“Once we shift our mindset from “it is waste” to “it has value,” products can be managed in a way that maximises their use and reduces their negative impact on the environment,” report authors state
A four-year study has found 82% of what is considered apparel and textile waste can actually be renewed and resold, effectively meaning brands are sitting on their next supply chain.
The recently-released ‘Leading Circular: Pathways for Evolving Apparel and Textile Business from Linear to Circular’ is the culmination of four years of collaboration between The Renewal Workshop and more than 20 brands.
The report’s primary focus is the need to rethink what is traditionally considered “waste” and to recognise the potential it poses to the sector as a new supply chain.
The project saw The Renewal Workshop – which has worked with industry heavyweights including The North Face and H&M Group – complete assessments for more than 50 companies in the apparel and textile sector to evaluate what each brand designated as waste; things that they considered to have no further financial value.
These are products that have been deemed unsellable for a variety of reasons including customer returns that could not be restocked because they were dirty, damaged, used, or returned at the end of the season. They also include warranty returns, take-back programmes, and items damaged during shipping, warehousing, or in the store.
“Most of the products in our assessments had already been written off as losses representing both material and financial waste. However, our aggregate product assessment data challenges those assumptions and practices around what is, and is not sellable inventory,” The Renewal Workshop explains in its report.
“Our research shows that 82% of products classified as waste can be renewed and resold.
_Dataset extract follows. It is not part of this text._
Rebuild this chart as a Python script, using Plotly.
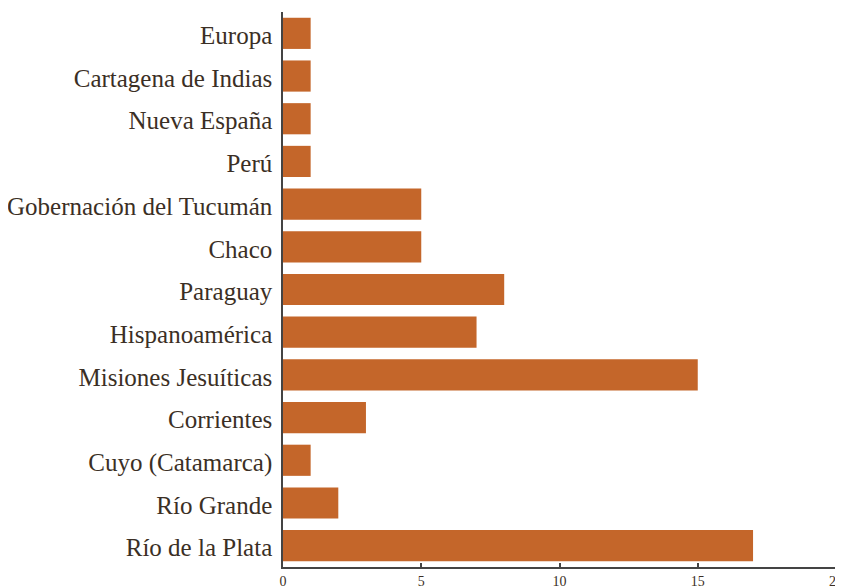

The product assessment research redefines what waste is and creates the potential for a new regenerative supply chain for brands.
Of all the garments that were processed in pilot phase, nearly half could be resold ‘like new.’ A further 36% could be resold with a repair, while only 18% of garments originally deemed as waste were actually needed to be recycled.
Of the total products, 46% only required light or minor repairs to restore them while the remaining 36% required more substantial or noticeable repairs. By applying the renewal certification process to these products previously considered waste, brands can sell them to customers.
“Once we shift our mindset from “it is waste” to “it has value,” products can be managed in a way that maximises their use and reduces their negative impact on the environment,” report authors state.
The most compelling findings from The Renewal Workshop’s research are said to be the scalable solutions for the vast majority of issues that are sending products to landfill.
Until recently, brands faced a common set of constraints and the same set of limited linear options for inventory deemed unsellable. These included landfills, incineration, donating locally and overseas, or paying to manage and store product.
The linear solutions of the past are no longer the only options for brands, report authors note.
“With an aggregate finding that 82% of unsellable inventory is actually resalable, brands are sitting on their next supply chain.”
“There are new opportunities to use circular systems to recoup financial value from existing products. With an aggregate finding that 82% of unsellable inventory is actually resalable, brands are sitting on their next supply chain. The choice is whether to invest resources in linear methods like warehousing, incineration, and using landfill, or redirecting those financial resources to renewal processes and recommerce programmes that can generate new revenue and new customer relationships.”
However, with only 26% of products having viable recycling options available to them, investments in circular design, as well as resale, are essential.
“Design plays a major role in the circular business. From the first sketch, the life cycle of a product is being determined. The future rests in the hands of the designer,” The Renewal Workshop notes.
The organisation worked with a group of designers from The North Face earlier this year to educate designers on the principles of circular design and how to implement them into future brand collections.
“The North Face Design Residency is an example of a company moving deeper into the circular model,” it says.
In terms of taking action, the report notes the first step brands can take to develop products that can be recycled is to define the full life cycle path at the inception of product design.
There are choices throughout the design and manufacturing process that create more, or fewer, opportunities for a garment to be renewable or recyclable, says The Renewal Workshop, which provides partners feedback on their products so designers know the options and limitations of their design choices.
“An old adage is still the best advice for apparel and textile leaders: reduce how much we make, reuse products for as long as possible, and only once we have done both of these, recycle those products into new raw materials. However, as we have seen in the apparel and textile industry, recycling is complicated and isn’t a readily available option right now. While we love putting something in the blue bin instead of the trash, the industry has a great deal of work to do to build technology, processes, and recycling infrastructure to create a meaningful blue bin that will make those good feelings real.”
The most responsible path for brands is to begin by keeping the things they make out of landfill, it adds.
“This means revisiting what is being declared waste, investing in renewal systems, designing and redesigning products to be more recyclable, using more of the materials that already exist, creating opportunities for reuse through recommerce and rental, and taking back the products when customers have finished with them. Alongside investments in recycling technologies, we can create a fully circular apparel and textile system.”